What I’m Listening To
This poem from David Whyte is music for the soul, a self-soother in its own right. Click the image to have a listen. Tell us what you think!
What I’m Reading
Were you as CHUFFED as me to learn that a memoirist had been awarded a Nobel Prize in literature? As the New York Times put it, “It was a striking choice by the Nobel committee to honor a writer whose work is woven from intensely personal and often ordinary experiences.” Ahem.
Anyway, Annie Ernaux has been awarded the prize for her body of work, none of which I’ve read. Now I must right that. I’m dithering over which book to read since my TBR pile is high —Shame or A Frozen Woman or something else?? Which book of Ernaux’s are you planning to read?
One book I am reading, which I sense shares tone and themes with Ernaux, is Tara Stillions Whitehead’s Year of the Monster. I highly encourage picking this up. It’s brilliant, and so layered it’s tricky to quote, but here’s one line I teased out: “Two days into a cocaine bender and atomized by loneliness and desire, he perches at the edge of your bed and recites Billy Collins poems until you have to leave for work.”
Click the book to find it at your favorite local bookstore:
Free Reads for You
I’m participating in another swap, hoping to reach new audiences before my next memoir comes out. For a limited time, check out these free books by other authors (and me!) here.
Craft Tip
I found it notable (and so Notable-worthy) that I came across three separate pieces in the last month that all dealt with constraint, albeit through very different lenses. Far from limiting creativity, limits can spark radically new approaches.
In a recent newsletter from John August (which is points to a 2009 episode of his podcast, Scriptnotes), he broke down various ways to impose plot on a confined setting. I loved reading how this master of story developed entirely different dramas that could be applied to one limited world.

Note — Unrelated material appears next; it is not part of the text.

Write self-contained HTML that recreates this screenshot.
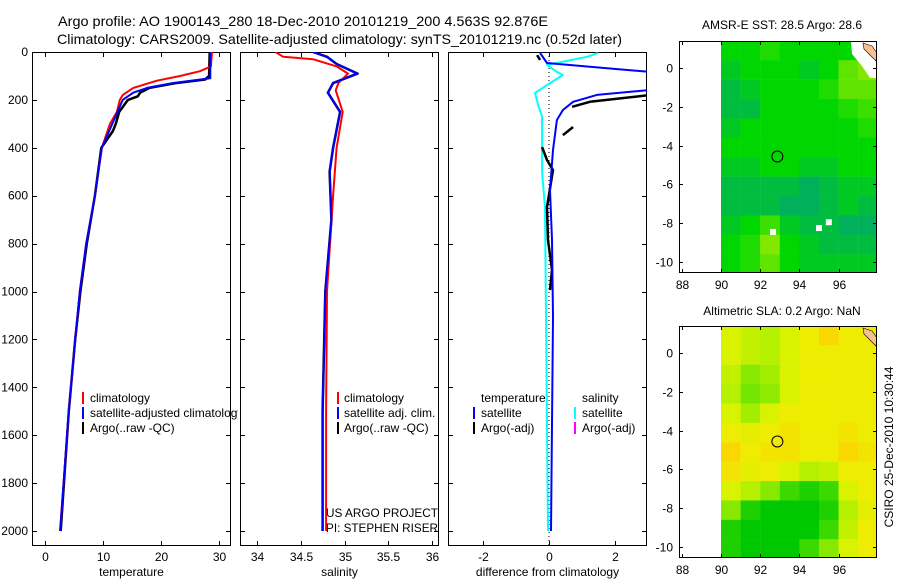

It reminded me of this piece, featured in August’s Inneresting newsletter, which illustrates how constrained settings can lead to stories that will resonate for decades.
Taken together, these articles made me think how my pandemic short, Inside Hope, about a woman forced to reckon with two lovers stuck in one apartment building, could be reworked outside the pandemic setting. #nerdgasm But who knows if I’ll rework it; that version won awards so maybe best leave well enough alone.
And finally, the Brevity blog also featured a piece on constraint, by writer Amy Goldmacher. In it, Goldmacher points out how limits can inspire creativity. Check it out, it even comes complete with prompts to help you approach whatever you’re working on from a new angle, like a 340-word count limit.
What’s inspired you lately?
xo
*A brief FYI, none of these are affiliate links. I share content I find that’s, in a word, notable.